Thanks, its all good to know!


----------



## pretzelsz

Not a problem...Also if you are considering there is lots more to cover those are just some basics.


----------



## bearwithfish

http://www.tropicalfishkeeping.com/...-filtration-101-how-differs-freshwater-31955/

http://www.tropicalfishkeeping.com/saltwater-articles/introduction-salt-water-19051/

http://www.tropicalfishkeeping.com/saltwater-articles/understanding-sumps-15930/

always the top three articles for the beginner .... after reading all of this and as much other research as you can do a ton of questions will come up but the meat of salt water starts here


----------



## melisssaparker46

Thank you pretzelsz for sharing this. I was also wondering if they are hard to take care.


----------



## Pasfur

WXchick7 said:


> I'm contemplating getting a few clownfish and wondered how difficult they are to take care of for beginners? I have a betta, but I've never had saltwater fish before. Just curious...thanks!


Depends on your REAL goal. If you really just want a pair of Clownfish, and you will resist the temptation to do anything else, WOW this can be so simple.
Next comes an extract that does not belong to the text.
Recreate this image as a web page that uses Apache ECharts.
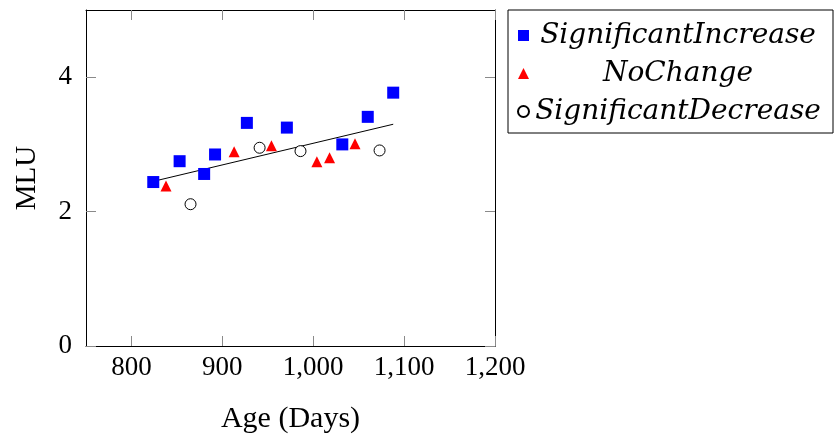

A 20 gallon tank, 15 pounds or so of dry rock (Marco Rocks The finest aquarium rock available, base rock, live rock, reef rock, marco rock, reef tank saltwater fish, live corals, Marco rocks, Fiji live rock, Tonga Live rock) and 5 pounds of live rock. A hang on filter with activated carbon replaced every couple of weeks. Add a small power head for water circulation, 15 pounds or so of aragonite sand, and a submersible heater. 

A pair of Ocellaris Clownfish would be the choice... TANK RAISED for sure. This will be a low nutrient producing environment and require very low maintenance.


----------